Can you transcribe the data exactly? Leave the pictures out.

**SOURCE EXCERPT**
= = =

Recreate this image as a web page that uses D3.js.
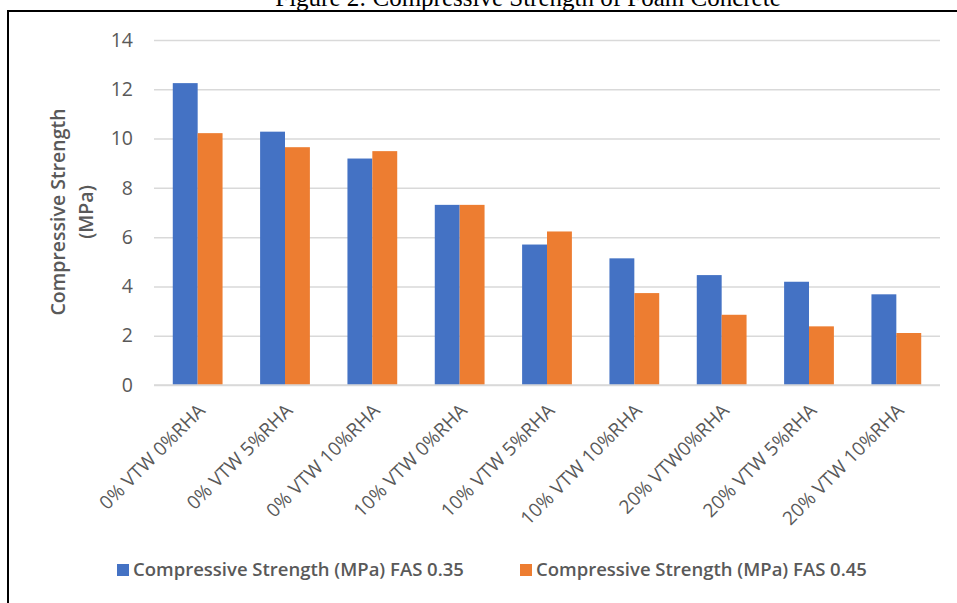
<!DOCTYPE html>
<html>
<head>
<meta charset="utf-8">
<script src="https://cdn.jsdelivr.net/npm/d3@7"></script>
<style>
  html, body { margin: 0; padding: 0; background: #fff; }
  svg { display: block; }
</style>
</head>
<body>
<svg id="chart" width="957" height="603"></svg>
<script>
// Mix designs (vegetable-tanned waste % / rice husk ash %)
const categories = [
  "0% VTW 0%RHA", "0% VTW 5%RHA", "0% VTW 10%RHA",
  "10% VTW 0%RHA", "10% VTW 5%RHA", "10% VTW 10%RHA",
  "20% VTW0%RHA", "20% VTW 5%RHA", "20% VTW 10%RHA"
];
const seriesNames = [
  "Compressive Strength (MPa) FAS 0.35",
  "Compressive Strength (MPa) FAS 0.45"
];
const fas035 = [12.25, 10.28, 9.19, 7.31, 5.70, 5.14, 4.46, 4.19, 3.68];
const fas045 = [10.22, 9.65, 9.49, 7.31, 6.23, 3.73, 2.85, 2.38, 2.11];
const yTicks = [0, 2, 4, 6, 8, 10, 12, 14];
const colors = ["#4472C4", "#ED7D31"];

const svg = d3.select("#chart");
const font = "'Open Sans', 'Noto Sans', sans-serif";
const grey = "#595959";

// Figure caption (partly above the page edge)
svg.append("text")
  .attr("x", 528).attr("y", 6)
  .attr("text-anchor", "middle")
  .attr("font-family", "'Liberation Serif', 'Times New Roman', serif")
  .attr("font-size", 25)
  .attr("fill", "#000")
  .text("Figure 2: Compressive Strength of Foam Concrete");

// Frame around the chart
svg.append("rect")
  .attr("x", 8).attr("y", 11)
  .attr("width", 980).attr("height", 620)
  .attr("fill", "none")
  .attr("stroke", "#000")
  .attr("stroke-width", 2);

const plot = { left: 154, right: 940, top: 40, bottom: 385 };

const x = d3.scaleBand()
  .domain(categories)
  .range([plot.left, plot.right])
  .paddingInner(0.43)
  .paddingOuter(0.215);

const xs = d3.scaleBand()
  .domain(d3.range(seriesNames.length))
  .range([0, x.bandwidth()]);

const y = d3.scaleLinear()
  .domain([0, 14])
  .range([plot.bottom, plot.top]);

// Gridlines and value axis
const yAxis = d3.axisLeft(y).tickValues(yTicks)
  .tickSize(-(plot.right - plot.left)).tickPadding(21);
const gy = svg.append("g")
  .attr("transform", `translate(${plot.left},0)`)
  .call(yAxis);
gy.select(".domain").remove();
gy.selectAll(".tick line").attr("stroke", "#D9D9D9").attr("stroke-width", 1.5);
gy.selectAll(".tick text")
  .attr("font-family", font).attr("font-size", 19.5).attr("fill", grey);

// Bars
const rows = categories.map((c, i) => ({ c, v: [fas035[i], fas045[i]] }));
const groups = svg.append("g").selectAll("g")
  .data(rows).join("g")
  .attr("transform", d => `translate(${x(d.c)},0)`);
groups.selectAll("rect")
  .data(d => d.v.map((v, k) => ({ v, k })))
  .join("rect")
  .attr("x", d => xs(d.k))
  .attr("width", xs.bandwidth())
  .attr("y", d => y(d.v))
  .attr("height", d => y(0) - y(d.v))
  .attr("fill", d => colors[d.k]);

// Baseline redrawn over the bars
svg.append("line")
  .attr("x1", plot.left).attr("x2", plot.right)
  .attr("y1", y(0)).attr("y2", y(0))
  .attr("stroke", "#D9D9D9").attr("stroke-width", 1.5);

// Category labels, rotated
const xAxis = d3.axisBottom(x).tickSize(0).tickPadding(0);
const gx = svg.append("g")
  .attr("transform", `translate(0,${plot.bottom})`)
  .call(xAxis);
gx.select(".domain").remove();
gx.selectAll(".tick text")
  .attr("font-family", font).attr("font-size", 19).attr("fill", grey)
  .attr("text-anchor", "end")
  .attr("dy", "0.35em")
  .attr("transform", "translate(4,22) rotate(-45)");

// Value axis title
const yTitle = svg.append("text")
  .attr("transform", "translate(72,212) rotate(-90)")
  .attr("text-anchor", "middle")
  .attr("font-family", font).attr("font-size", 19.5)
  .attr("font-weight", 600).attr("fill", grey);
yTitle.append("tspan").attr("x", 0).attr("y", -7).text("Compressive Strength");
yTitle.append("tspan").attr("x", 0).attr("y", 21).text("(MPa)");

// Legend
const legendX = [117, 520];
const legend = svg.append("g").selectAll("g")
  .data(seriesNames).join("g")
  .attr("transform", (d, i) => `translate(${legendX[i]},570)`);
legend.append("rect")
  .attr("x", 0).attr("y", -6).attr("width", 12).attr("height", 12)
  .attr("fill", (d, i) => colors[i]);
legend.append("text")
  .attr("x", 16).attr("y", 0).attr("dy", "0.35em")
  .attr("font-family", font).attr("font-size", 18.5)
  .attr("font-weight", 600).attr("fill", grey)
  .text(d => d);
</script>
</body>
</html>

= = =

**EXERCISE RESULT**
Recreate this image as a web page that uses D3.js.
<!DOCTYPE html>
<html>
<head>
<meta charset="utf-8">
<script src="https://cdn.jsdelivr.net/npm/d3@7"></script>
<style>
  html, body { margin: 0; padding: 0; background: #fff; }
  svg { display: block; }
</style>
</head>
<body>
<svg id="chart" width="957" height="603"></svg>
<script>
// Mix designs (vegetable-tanned waste % / rice husk ash %)
const categories = [
  "0% VTW 0%RHA", "0% VTW 5%RHA", "0% VTW 10%RHA",
  "10% VTW 0%RHA", "10% VTW 5%RHA", "10% VTW 10%RHA",
  "20% VTW0%RHA", "20% VTW 5%RHA", "20% VTW 10%RHA"
];
const seriesNames = [
  "Compressive Strength (MPa) FAS 0.35",
  "Compressive Strength (MPa) FAS 0.45"
];
const fas035 = [12.25, 10.28, 9.19, 7.31, 5.70, 5.14, 4.46, 4.19, 3.68];
const fas045 = [10.22, 9.65, 9.49, 7.31, 6.23, 3.73, 2.85, 2.38, 2.11];
const yTicks = [0, 2, 4, 6, 8, 10, 12, 14];
const colors = ["#4472C4", "#ED7D31"];

const svg = d3.select("#chart");
const font = "'Open Sans', 'Noto Sans', sans-serif";
const grey = "#595959";

// Figure caption (partly above the page edge)
svg.append("text")
  .attr("x", 528).attr("y", 6)
  .attr("text-anchor", "middle")
  .attr("font-family", "'Liberation Serif', 'Times New Roman', serif")
  .attr("font-size", 25)
  .attr("fill", "#000")
  .text("Figure 2: Compressive Strength of Foam Concrete");

// Frame around the chart
svg.append("rect")
  .attr("x", 8).attr("y", 11)
  .attr("width", 980).attr("height", 620)
  .attr("fill", "none")
  .attr("stroke", "#000")
  .attr("stroke-width", 2);

const plot = { left: 154, right: 940, top: 40, bottom: 385 };

const x = d3.scaleBand()
  .domain(categories)
  .range([plot.left, plot.right])
  .paddingInner(0.43)
  .paddingOuter(0.215);

const xs = d3.scaleBand()
  .domain(d3.range(seriesNames.length))
  .range([0, x.bandwidth()]);

const y = d3.scaleLinear()
  .domain([0, 14])
  .range([plot.bottom, plot.top]);

// Gridlines and value axis
const yAxis = d3.axisLeft(y).tickValues(yTicks)
  .tickSize(-(plot.right - plot.left)).tickPadding(21);
const gy = svg.append("g")
  .attr("transform", `translate(${plot.left},0)`)
  .call(yAxis);
gy.select(".domain").remove();
gy.selectAll(".tick line").attr("stroke", "#D9D9D9").attr("stroke-width", 1.5);
gy.selectAll(".tick text")
  .attr("font-family", font).attr("font-size", 19.5).attr("fill", grey);

// Bars
const rows = categories.map((c, i) => ({ c, v: [fas035[i], fas045[i]] }));
const groups = svg.append("g").selectAll("g")
  .data(rows).join("g")
  .attr("transform", d => `translate(${x(d.c)},0)`);
groups.selectAll("rect")
  .data(d => d.v.map((v, k) => ({ v, k })))
  .join("rect")
  .attr("x", d => xs(d.k))
  .attr("width", xs.bandwidth())
  .attr("y", d => y(d.v))
  .attr("height", d => y(0) - y(d.v))
  .attr("fill", d => colors[d.k]);

// Baseline redrawn over the bars
svg.append("line")
  .attr("x1", plot.left).attr("x2", plot.right)
  .attr("y1", y(0)).attr("y2", y(0))
  .attr("stroke", "#D9D9D9").attr("stroke-width", 1.5);

// Category labels, rotated
const xAxis = d3.axisBottom(x).tickSize(0).tickPadding(0);
const gx = svg.append("g")
  .attr("transform", `translate(0,${plot.bottom})`)
  .call(xAxis);
gx.select(".domain").remove();
gx.selectAll(".tick text")
  .attr("font-family", font).attr("font-size", 19).attr("fill", grey)
  .attr("text-anchor", "end")
  .attr("dy", "0.35em")
  .attr("transform", "translate(4,22) rotate(-45)");

// Value axis title
const yTitle = svg.append("text")
  .attr("transform", "translate(72,212) rotate(-90)")
  .attr("text-anchor", "middle")
  .attr("font-family", font).attr("font-size", 19.5)
  .attr("font-weight", 600).attr("fill", grey);
yTitle.append("tspan").attr("x", 0).attr("y", -7).text("Compressive Strength");
yTitle.append("tspan").attr("x", 0).attr("y", 21).text("(MPa)");

// Legend
const legendX = [117, 520];
const legend = svg.append("g").selectAll("g")
  .data(seriesNames).join("g")
  .attr("transform", (d, i) => `translate(${legendX[i]},570)`);
legend.append("rect")
  .attr("x", 0).attr("y", -6).attr("width", 12).attr("height", 12)
  .attr("fill", (d, i) => colors[i]);
legend.append("text")
  .attr("x", 16).attr("y", 0).attr("dy", "0.35em")
  .attr("font-family", font).attr("font-size", 18.5)
  .attr("font-weight", 600).attr("fill", grey)
  .text(d => d);
</script>
</body>
</html>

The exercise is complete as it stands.